As the ABC Committee members shared their respective evaluation results, the ABC Committee Chair tallied the results on a blank evaluation worksheet. The Chair then used that evaluation sheet to write a two-paragraph evaluation of the Superintendent. The members of the ABC Committee did not give their individual evaluation worksheets to the Chair, and neither the Chair nor the Committee itself maintained such records. The Chair, however, did maintain possession of the final worksheet that she prepared during the Committee’s executive session and upon which she based the Superintendent’s evaluation.
The respondents claimed that the Chair’s final evaluation worksheet was exempt from disclosure as a “preliminary draft or note,” as the Chair used the worksheet to prepare the final written evaluation report, which was made available to the public. The respondents claimed that the worksheet was the Chair’s personal notes; they also claimed that the worksheet was a preliminary draft, which the FOIA generally exempts from disclosure. Connecticut General Statutes §1-210(b)(1).
There is, however, an exception to this exception. Connecticut General Statutes §1-210(e)(1) provides:
disclosure shall be required of . . . [i]nteragency or intra-agency memoranda or letters, advisory opinions, recommendations or any report comprising part of the process by which governmental decisions and policies are formulated, except disclosure shall not be required of a preliminary draft of a memorandum, prepared by a member of the staff of a public agency, which is subject to revision prior to submission to or discussion among the members of such agency.
The Connecticut Supreme Court has, in turn, stated that “preliminary drafts or notes reflect that aspect of the agency’s function that precedes formal and informed decisionmaking . . . . It is records of this preliminary, deliberative and predecisional process that we conclude the exemption was meant to encompass.” Shew v. FOIC, 245 Conn. 149, 165 (1998).
In Toensing, the FOIC found that the chair’s worksheet was a contemporaneous recording of the ABC Committee’s discussion, compiled by the Chair during, not preceding the committee’s “formal and informed decision-making.” The Chair did not change the worksheet or the numerical ratings of the Superintendent when she wrote the written evaluation report, and the evaluation report summarized those ratings. In this context, the FOIC found that the worksheet was not a preliminary draft or note, and thus was not exempt from disclosure. Moreover, the FOIC found that the worksheet was a report comprising part of the process by which governmental decisions and policies were formulated, and was not a preliminary draft of a memorandum, prepared by a member of the staff of a public agency.

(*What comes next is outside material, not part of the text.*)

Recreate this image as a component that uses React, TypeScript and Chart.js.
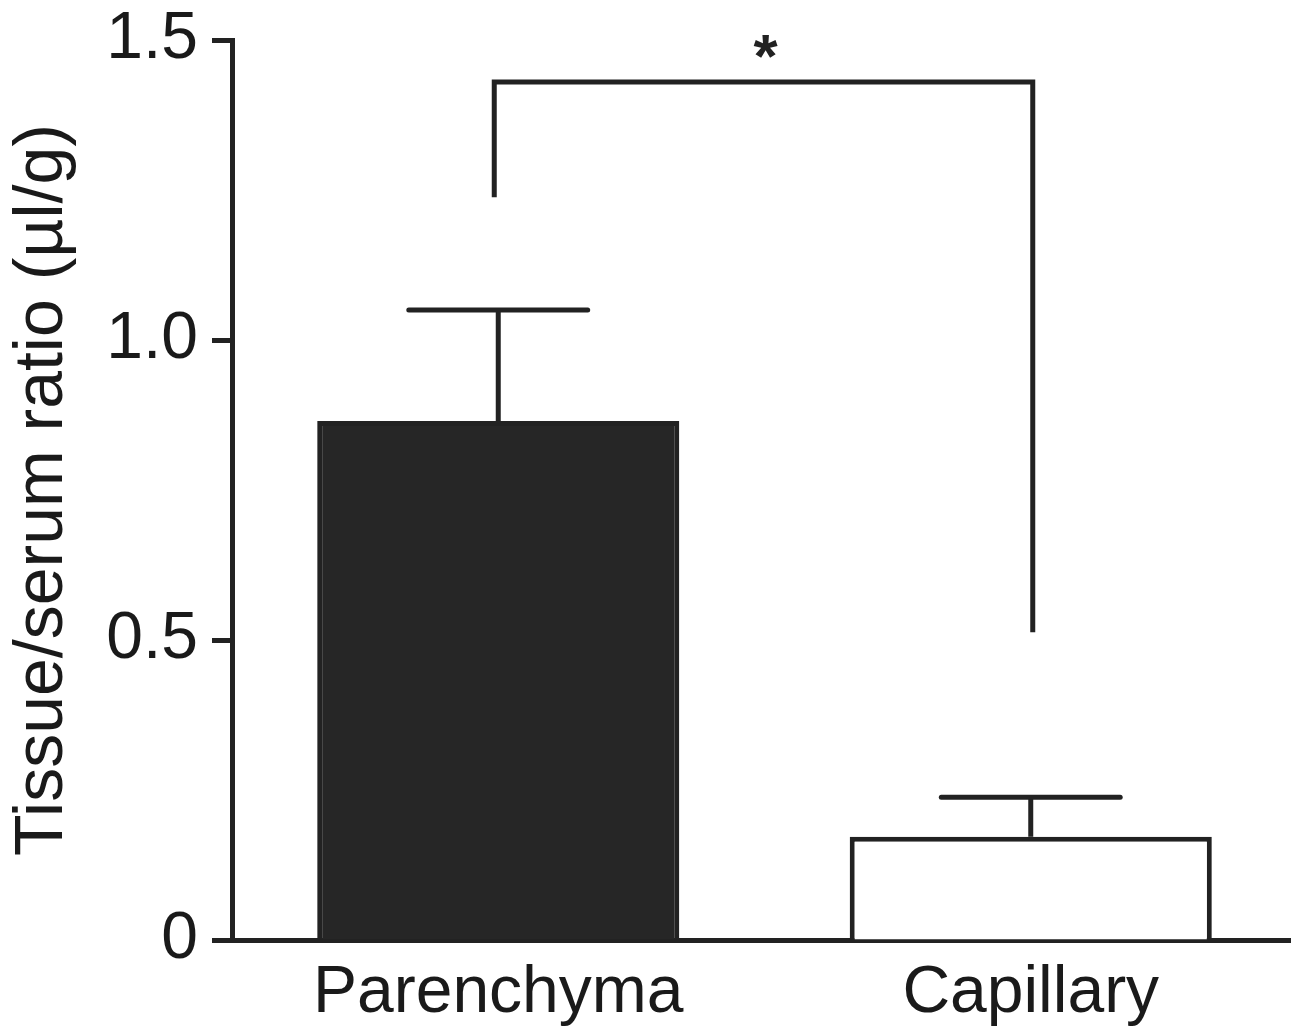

Based upon this reasoning, the FOIC concluded that the respondents violated the FOIA by failing to provide the Chair’s evaluation worksheet to the complainant, and ordered the respondents to provide her with a copy of this worksheet. Interestingly, with respect to the members’ individual worksheets, the FOIC found that since the respondent ABC Committee and its chairperson did not maintain such records, the failure to provide such records did not violate the FOIA.
Lessons learned? At first blush, the outcome in Toensing could be construed as helping shield from disclosure individual board member’s evaluation worksheets or forms. The FOIC, however, had previously appeared to hold that individual board member evaluation forms that are then used to assemble the board’s evaluation are subject to disclosure. LaPointe v. Chairperson, Board of Education, Windsor Locks Public Schools, #FIC 2000-457 (January 24, 2001). The only factor in Toensing that distinguished it from LaPointe was that in LaPointe, the individual evaluation forms were submitted to the board’s chairperson, and the documents were viewed to be public records; conversely, in Toensing, since neither the committee nor the chair received or maintained the records, such individual forms were not records subject to disclosure.
Nonetheless, before school board members decide to retain possession of their individual evaluations in order to avoid exposing them to the FOIA, a cautionary note must be sounded. Even prior to LaPointe, the FOIC had held that individual evaluations were public documents subject to disclosure under the FOIA. Miller v. Superintendent, Branford Public Schools, #FIC 1998-288 (February 24, 1999); DeJesus v. Superintendent of Schools, Regional School District #17, #FIC 1996-543 (October 22, 1997). Consequently, the susceptibility of individual evaluation forms to FOIA requests having been established in these prior cases, it is reasonable to conclude that the FOIC did not intend for Toensing to be a repudiation of them. Instead, to the extent that the location of where the individual evaluations were maintained was deemed to be relevant in Toensing, the dispositive – and distinguishing -- factor may have been the individual evaluations in question were in the possession of, and maintained by, public bodies and officials other than those named as respondents.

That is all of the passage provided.